Good grief. It’s like a soap opera.

You may have noticed that I haven’t written any of their names. They’re Trump, Clinton, Johnson, and Stein, respectively. In a sense, it doesn’t matter what their names are. It doesn’t matter, because the press has made a parody of this election. Instead of covering real issues that matter to Americans, all the press covers are either Clinton’s email problems or Trump’s outrageous statements. They haven’t spent any time on our failing healthcare system, the threat posed to our public lands by the conservative movement to make our public lands private, our growing debt, student debt, gun violence, or the hundreds of other issues that America faces.

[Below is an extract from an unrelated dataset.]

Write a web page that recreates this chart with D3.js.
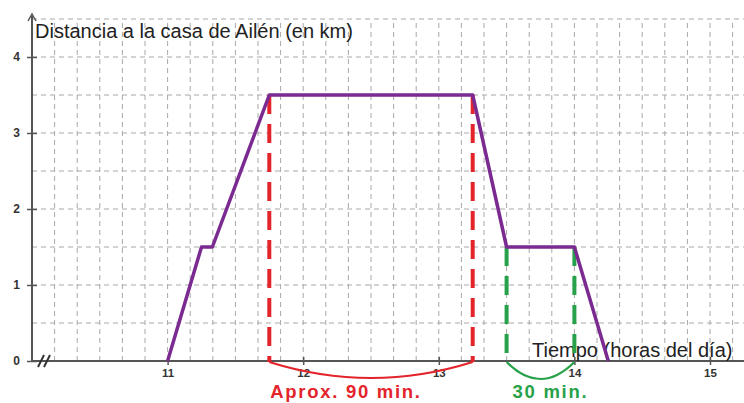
<!DOCTYPE html>
<html>
<head>
<meta charset="utf-8">
<script src="https://cdn.jsdelivr.net/npm/d3@7"></script>
<style>
  html, body { margin: 0; padding: 0; background: #fff; }
  svg { display: block; font-family: "Liberation Sans", Arial, sans-serif; }
</style>
</head>
<body>
<div id="chart"></div>
<script>
// recorrido de Ailén: hora del día -> distancia (km)
const horas = [11, 11.25, 11.33, 11.75, 13.25, 13.5, 14, 14.25];
const distancia = [0, 1.5, 1.5, 3.5, 3.5, 1.5, 1.5, 0];
const xTicks = [11, 12, 13, 14, 15];
const yTicks = [0, 1, 2, 3, 4];
const marcasRojas = [11.75, 13.25];
const marcasVerdes = [13.5, 14];

const W = 744, H = 403;
const svg = d3.select('#chart').append('svg').attr('width', W).attr('height', H);

const x = d3.scaleLinear().domain([10, 15]).range([32, 710]);
const y = d3.scaleLinear().domain([0, 4]).range([361, 57]);

// grilla punteada
const grid = svg.append('g').attr('stroke', '#a8a8a8').attr('stroke-width', 1).attr('stroke-dasharray', '5,4');
d3.range(1, 32).map(k => 10 + k / 6).forEach(t => {
    grid.append('line').attr('x1', x(t)).attr('x2', x(t)).attr('y1', y(0)).attr('y2', y(4.5));
});
d3.range(1, 10).map(k => k / 2).forEach(v => {
    grid.append('line').attr('x1', x(10)).attr('x2', W).attr('y1', y(v)).attr('y2', y(v));
});

// ejes
const axisColor = '#555';
const gy = svg.append('g').attr('transform', `translate(${x(10)},0)`)
    .call(d3.axisLeft(y).tickValues(yTicks).tickFormat(d3.format('d')).tickSize(5).tickPadding(7));
gy.select('.domain').remove();
gy.selectAll('.tick line').attr('x1', 5).attr('stroke', axisColor).attr('stroke-width', 1.5);
gy.selectAll('.tick text').attr('font-size', 12).attr('font-weight', 'bold').attr('fill', '#333')
    .attr('font-family', '"Liberation Sans", Arial, sans-serif');

const gx = svg.append('g').attr('transform', `translate(0,${y(0)})`)
    .call(d3.axisBottom(x).tickValues(xTicks).tickFormat(d3.format('d')).tickSize(4).tickPadding(4));
gx.select('.domain').remove();
gx.selectAll('.tick line').attr('y1', -4).attr('stroke', axisColor).attr('stroke-width', 1.5);
gx.selectAll('.tick text').attr('font-size', 11.5).attr('font-weight', 'bold').attr('fill', '#333')
    .attr('font-family', '"Liberation Sans", Arial, sans-serif');

svg.append('line').attr('x1', x(10)).attr('x2', W).attr('y1', y(0)).attr('y2', y(0))
    .attr('stroke', axisColor).attr('stroke-width', 2);
svg.append('line').attr('x1', x(10)).attr('x2', x(10)).attr('y1', y(0)).attr('y2', 16)
    .attr('stroke', axisColor).attr('stroke-width', 2);
svg.append('path').attr('d', `M${x(10) - 4},${21} L${x(10)},${14} L${x(10) + 4},${21}`)
    .attr('fill', 'none').attr('stroke', axisColor).attr('stroke-width', 1.5);

// corte del eje //
[0, 6].forEach(d => {
    svg.append('line').attr('x1', 38 + d).attr('x2', 44 + d).attr('y1', y(0) + 6).attr('y2', y(0) - 6)
        .attr('stroke', '#333').attr('stroke-width', 2);
});

// títulos de ejes
svg.append('text').text('Distancia a la casa de Ailén (en km)').attr('x', 35).attr('y', 38)
    .attr('font-size', 20).attr('fill', '#222');
svg.append('text').text('Tiempo (horas del día)').attr('x', 532).attr('y', 357)
    .attr('font-size', 20).attr('fill', '#222');

// marcas punteadas
marcasRojas.forEach(t => {
    svg.append('line').attr('x1', x(t)).attr('x2', x(t)).attr('y1', y(3.5)).attr('y2', y(0) + 1)
        .attr('stroke', '#e3242b').attr('stroke-width', 4).attr('stroke-dasharray', '19,10');
});
marcasVerdes.forEach(t => {
    svg.append('line').attr('x1', x(t)).attr('x2', x(t)).attr('y1', y(1.5)).attr('y2', y(0) + 1)
        .attr('stroke', '#27a24a').attr('stroke-width', 4).attr('stroke-dasharray', '19,10');
});

// llaves
function llave(a, b, color, prof) {
    const x1 = x(a), x2 = x(b), y0 = y(0) + 1;
    svg.append('path').attr('d', `M${x1},${y0} Q${(x1 + x2) / 2},${y0 + prof} ${x2},${y0}`)
        .attr('fill', 'none').attr('stroke', color).attr('stroke-width', 2.2);
}
llave(marcasRojas[0], marcasRojas[1], '#e3242b', 32);
llave(marcasVerdes[0], marcasVerdes[1], '#27a24a', 34);

svg.append('text').text('Aprox. 90 min.').attr('x', x(marcasRojas[0]) + 1).attr('y', 398)
    .attr('font-size', 18.5).attr('letter-spacing', 1.7).attr('font-weight', 'bold').attr('fill', '#e3242b');
svg.append('text').text('30 min.').attr('x', x(marcasVerdes[0]) + 6).attr('y', 398)
    .attr('font-size', 18.5).attr('letter-spacing', 1.7).attr('font-weight', 'bold').attr('fill', '#27a24a');

// recorrido
const line = d3.line().x((d, i) => x(horas[i])).y(d => y(d));
svg.append('path').datum(distancia).attr('d', line)
    .attr('fill', 'none').attr('stroke', '#7a2a90').attr('stroke-width', 3.5).attr('stroke-linejoin', 'round');
</script>
</body>
</html>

But, really, the main problem lies with one party. It’s the party that nominated Trump, a man who now says he wants to jail his political opponent and her lawyers and a man who said that if he loses then the election system is rigged, despite the entire election system being run equally by Republicans and Democrats at the local level. The Republicans carry the blame for this election.

There’s a civil war in the Republican Party that began when America elected a black man. Hate and racial resentment rose up in response to Obama’s election and gave birth to the Tea Party—and there is plenty of evidence that the Tea Party was racially motivated. There’s also plenty of evidence that those same people worked to get Trump nominated as the Republican candidate. With the civil war waging, the Republicans put up so many candidates that Trump was able to become the Republican nominee despite having won fewer votes than the total votes against him. There is no doubt that had they run a mainstream Republican like Marco Rubio or Jeb Bush or John Kasich that I wouldn’t be writing this column, and we wouldn’t be subjected to this crazy-bad soap opera.

But instead, we get this.

Sorry that you have to put up with it. I wish that you and Mexico could just push us off the continent until after things calm down, but it probably won’t get better anytime soon. After all the 2020 election campaign starts the day after the 2016 election is over.

By the way, what are you policies on immigration? I suspect many Americans are gazing at the greener grasses just across the border.